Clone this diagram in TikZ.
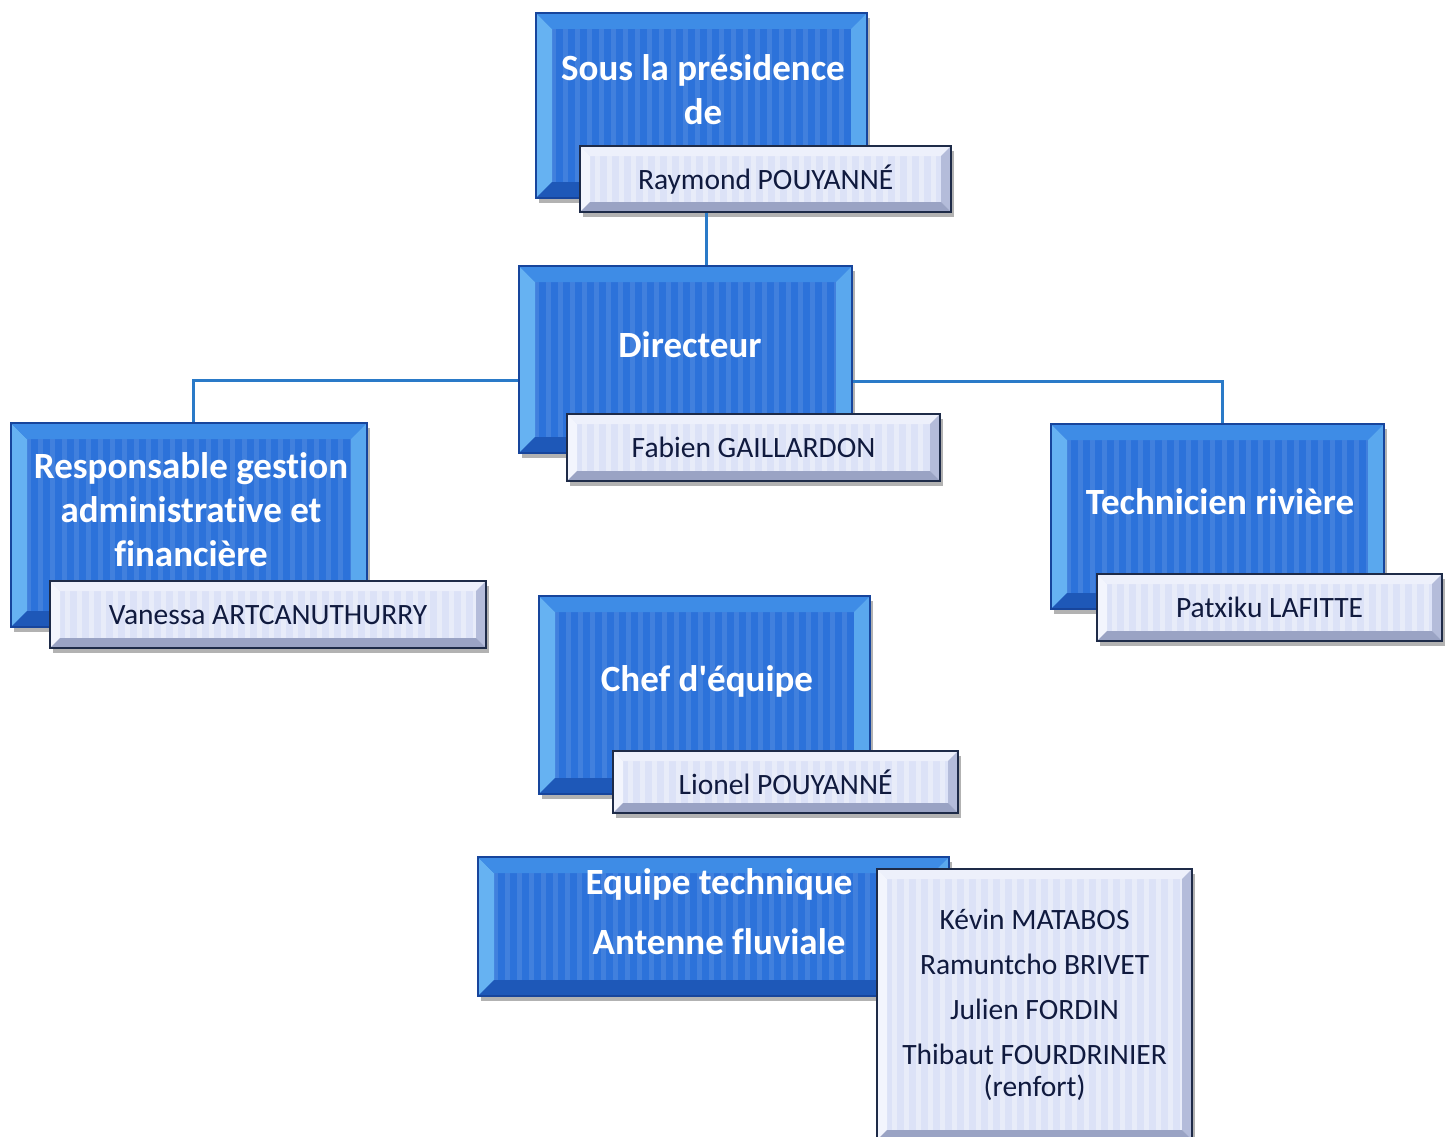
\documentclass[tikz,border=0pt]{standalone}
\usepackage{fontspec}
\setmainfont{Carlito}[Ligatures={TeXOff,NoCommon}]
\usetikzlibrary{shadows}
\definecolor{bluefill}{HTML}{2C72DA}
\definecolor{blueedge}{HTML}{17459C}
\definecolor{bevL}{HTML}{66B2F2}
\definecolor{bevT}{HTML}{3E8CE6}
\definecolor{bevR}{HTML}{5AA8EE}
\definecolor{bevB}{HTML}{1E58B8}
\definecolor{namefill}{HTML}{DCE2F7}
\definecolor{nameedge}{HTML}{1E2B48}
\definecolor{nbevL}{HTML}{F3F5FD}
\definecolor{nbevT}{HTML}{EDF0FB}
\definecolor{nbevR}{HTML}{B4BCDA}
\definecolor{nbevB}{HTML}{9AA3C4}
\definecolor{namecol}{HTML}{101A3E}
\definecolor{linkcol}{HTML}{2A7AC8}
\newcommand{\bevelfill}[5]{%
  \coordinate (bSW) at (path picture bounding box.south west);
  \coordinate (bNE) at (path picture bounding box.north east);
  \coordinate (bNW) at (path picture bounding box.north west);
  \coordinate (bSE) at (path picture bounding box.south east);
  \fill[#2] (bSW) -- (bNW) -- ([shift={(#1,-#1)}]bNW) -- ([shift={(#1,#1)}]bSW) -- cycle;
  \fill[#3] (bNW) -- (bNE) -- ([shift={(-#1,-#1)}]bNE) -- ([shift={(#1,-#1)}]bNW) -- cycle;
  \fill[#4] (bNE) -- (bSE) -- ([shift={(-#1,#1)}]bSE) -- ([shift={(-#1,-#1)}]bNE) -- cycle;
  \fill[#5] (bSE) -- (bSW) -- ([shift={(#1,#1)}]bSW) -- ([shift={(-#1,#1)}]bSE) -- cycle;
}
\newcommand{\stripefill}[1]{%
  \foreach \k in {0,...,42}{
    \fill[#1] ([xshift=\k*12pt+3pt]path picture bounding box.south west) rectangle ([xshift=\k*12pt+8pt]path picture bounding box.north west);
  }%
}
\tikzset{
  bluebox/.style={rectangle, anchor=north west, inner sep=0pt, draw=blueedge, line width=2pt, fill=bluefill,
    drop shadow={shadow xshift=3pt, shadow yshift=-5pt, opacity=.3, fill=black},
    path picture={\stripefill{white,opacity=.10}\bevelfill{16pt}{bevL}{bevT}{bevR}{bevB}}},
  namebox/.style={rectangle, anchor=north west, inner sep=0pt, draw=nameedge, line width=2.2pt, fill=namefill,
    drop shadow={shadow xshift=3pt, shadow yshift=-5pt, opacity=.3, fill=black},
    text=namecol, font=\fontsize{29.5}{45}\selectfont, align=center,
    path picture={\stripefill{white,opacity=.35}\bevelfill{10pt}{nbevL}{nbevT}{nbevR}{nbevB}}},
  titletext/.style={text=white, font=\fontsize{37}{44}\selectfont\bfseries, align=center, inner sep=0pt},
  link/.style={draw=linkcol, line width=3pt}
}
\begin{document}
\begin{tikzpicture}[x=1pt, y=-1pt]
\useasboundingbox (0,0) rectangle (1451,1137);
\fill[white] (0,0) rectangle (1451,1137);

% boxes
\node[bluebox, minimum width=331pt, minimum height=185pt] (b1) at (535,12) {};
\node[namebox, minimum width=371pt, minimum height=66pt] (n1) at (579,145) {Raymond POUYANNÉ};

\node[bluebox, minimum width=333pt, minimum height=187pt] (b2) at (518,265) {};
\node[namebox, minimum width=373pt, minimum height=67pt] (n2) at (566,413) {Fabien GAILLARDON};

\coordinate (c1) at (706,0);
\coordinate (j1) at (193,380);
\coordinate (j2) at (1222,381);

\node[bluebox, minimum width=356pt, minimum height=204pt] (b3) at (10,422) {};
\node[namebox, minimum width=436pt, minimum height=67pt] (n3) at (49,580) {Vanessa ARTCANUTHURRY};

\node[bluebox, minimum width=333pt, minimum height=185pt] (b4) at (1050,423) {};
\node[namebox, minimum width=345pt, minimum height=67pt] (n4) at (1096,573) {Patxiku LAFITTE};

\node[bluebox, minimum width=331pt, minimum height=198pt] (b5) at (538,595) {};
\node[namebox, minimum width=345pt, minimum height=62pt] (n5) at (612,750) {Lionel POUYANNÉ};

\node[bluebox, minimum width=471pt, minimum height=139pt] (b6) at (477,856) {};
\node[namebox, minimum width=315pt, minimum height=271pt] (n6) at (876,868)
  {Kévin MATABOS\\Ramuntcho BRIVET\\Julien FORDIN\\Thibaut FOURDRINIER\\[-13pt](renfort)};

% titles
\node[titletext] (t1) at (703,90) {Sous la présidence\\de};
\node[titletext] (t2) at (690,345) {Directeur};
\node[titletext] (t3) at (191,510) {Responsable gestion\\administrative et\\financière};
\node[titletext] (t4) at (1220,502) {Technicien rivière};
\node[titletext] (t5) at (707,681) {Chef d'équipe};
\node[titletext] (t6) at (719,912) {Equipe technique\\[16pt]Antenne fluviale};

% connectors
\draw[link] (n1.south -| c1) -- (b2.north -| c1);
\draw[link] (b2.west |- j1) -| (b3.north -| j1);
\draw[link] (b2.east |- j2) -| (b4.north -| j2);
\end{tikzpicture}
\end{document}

===============

[Aim] Return the material exactly as given, apart from the pictures.

[Solution for this task]
Clone this diagram in TikZ.
\documentclass[tikz,border=0pt]{standalone}
\usepackage{fontspec}
\setmainfont{Carlito}[Ligatures={TeXOff,NoCommon}]
\usetikzlibrary{shadows}
\definecolor{bluefill}{HTML}{2C72DA}
\definecolor{blueedge}{HTML}{17459C}
\definecolor{bevL}{HTML}{66B2F2}
\definecolor{bevT}{HTML}{3E8CE6}
\definecolor{bevR}{HTML}{5AA8EE}
\definecolor{bevB}{HTML}{1E58B8}
\definecolor{namefill}{HTML}{DCE2F7}
\definecolor{nameedge}{HTML}{1E2B48}
\definecolor{nbevL}{HTML}{F3F5FD}
\definecolor{nbevT}{HTML}{EDF0FB}
\definecolor{nbevR}{HTML}{B4BCDA}
\definecolor{nbevB}{HTML}{9AA3C4}
\definecolor{namecol}{HTML}{101A3E}
\definecolor{linkcol}{HTML}{2A7AC8}
\newcommand{\bevelfill}[5]{%
  \coordinate (bSW) at (path picture bounding box.south west);
  \coordinate (bNE) at (path picture bounding box.north east);
  \coordinate (bNW) at (path picture bounding box.north west);
  \coordinate (bSE) at (path picture bounding box.south east);
  \fill[#2] (bSW) -- (bNW) -- ([shift={(#1,-#1)}]bNW) -- ([shift={(#1,#1)}]bSW) -- cycle;
  \fill[#3] (bNW) -- (bNE) -- ([shift={(-#1,-#1)}]bNE) -- ([shift={(#1,-#1)}]bNW) -- cycle;
  \fill[#4] (bNE) -- (bSE) -- ([shift={(-#1,#1)}]bSE) -- ([shift={(-#1,-#1)}]bNE) -- cycle;
  \fill[#5] (bSE) -- (bSW) -- ([shift={(#1,#1)}]bSW) -- ([shift={(-#1,#1)}]bSE) -- cycle;
}
\newcommand{\stripefill}[1]{%
  \foreach \k in {0,...,42}{
    \fill[#1] ([xshift=\k*12pt+3pt]path picture bounding box.south west) rectangle ([xshift=\k*12pt+8pt]path picture bounding box.north west);
  }%
}
\tikzset{
  bluebox/.style={rectangle, anchor=north west, inner sep=0pt, draw=blueedge, line width=2pt, fill=bluefill,
    drop shadow={shadow xshift=3pt, shadow yshift=-5pt, opacity=.3, fill=black},
    path picture={\stripefill{white,opacity=.10}\bevelfill{16pt}{bevL}{bevT}{bevR}{bevB}}},
  namebox/.style={rectangle, anchor=north west, inner sep=0pt, draw=nameedge, line width=2.2pt, fill=namefill,
    drop shadow={shadow xshift=3pt, shadow yshift=-5pt, opacity=.3, fill=black},
    text=namecol, font=\fontsize{29.5}{45}\selectfont, align=center,
    path picture={\stripefill{white,opacity=.35}\bevelfill{10pt}{nbevL}{nbevT}{nbevR}{nbevB}}},
  titletext/.style={text=white, font=\fontsize{37}{44}\selectfont\bfseries, align=center, inner sep=0pt},
  link/.style={draw=linkcol, line width=3pt}
}
\begin{document}
\begin{tikzpicture}[x=1pt, y=-1pt]
\useasboundingbox (0,0) rectangle (1451,1137);
\fill[white] (0,0) rectangle (1451,1137);

% boxes
\node[bluebox, minimum width=331pt, minimum height=185pt] (b1) at (535,12) {};
\node[namebox, minimum width=371pt, minimum height=66pt] (n1) at (579,145) {Raymond POUYANNÉ};

\node[bluebox, minimum width=333pt, minimum height=187pt] (b2) at (518,265) {};
\node[namebox, minimum width=373pt, minimum height=67pt] (n2) at (566,413) {Fabien GAILLARDON};

\coordinate (c1) at (706,0);
\coordinate (j1) at (193,380);
\coordinate (j2) at (1222,381);

\node[bluebox, minimum width=356pt, minimum height=204pt] (b3) at (10,422) {};
\node[namebox, minimum width=436pt, minimum height=67pt] (n3) at (49,580) {Vanessa ARTCANUTHURRY};

\node[bluebox, minimum width=333pt, minimum height=185pt] (b4) at (1050,423) {};
\node[namebox, minimum width=345pt, minimum height=67pt] (n4) at (1096,573) {Patxiku LAFITTE};

\node[bluebox, minimum width=331pt, minimum height=198pt] (b5) at (538,595) {};
\node[namebox, minimum width=345pt, minimum height=62pt] (n5) at (612,750) {Lionel POUYANNÉ};

\node[bluebox, minimum width=471pt, minimum height=139pt] (b6) at (477,856) {};
\node[namebox, minimum width=315pt, minimum height=271pt] (n6) at (876,868)
  {Kévin MATABOS\\Ramuntcho BRIVET\\Julien FORDIN\\Thibaut FOURDRINIER\\[-13pt](renfort)};

% titles
\node[titletext] (t1) at (703,90) {Sous la présidence\\de};
\node[titletext] (t2) at (690,345) {Directeur};
\node[titletext] (t3) at (191,510) {Responsable gestion\\administrative et\\financière};
\node[titletext] (t4) at (1220,502) {Technicien rivière};
\node[titletext] (t5) at (707,681) {Chef d'équipe};
\node[titletext] (t6) at (719,912) {Equipe technique\\[16pt]Antenne fluviale};

% connectors
\draw[link] (n1.south -| c1) -- (b2.north -| c1);
\draw[link] (b2.west |- j1) -| (b3.north -| j1);
\draw[link] (b2.east |- j2) -| (b4.north -| j2);
\end{tikzpicture}
\end{document}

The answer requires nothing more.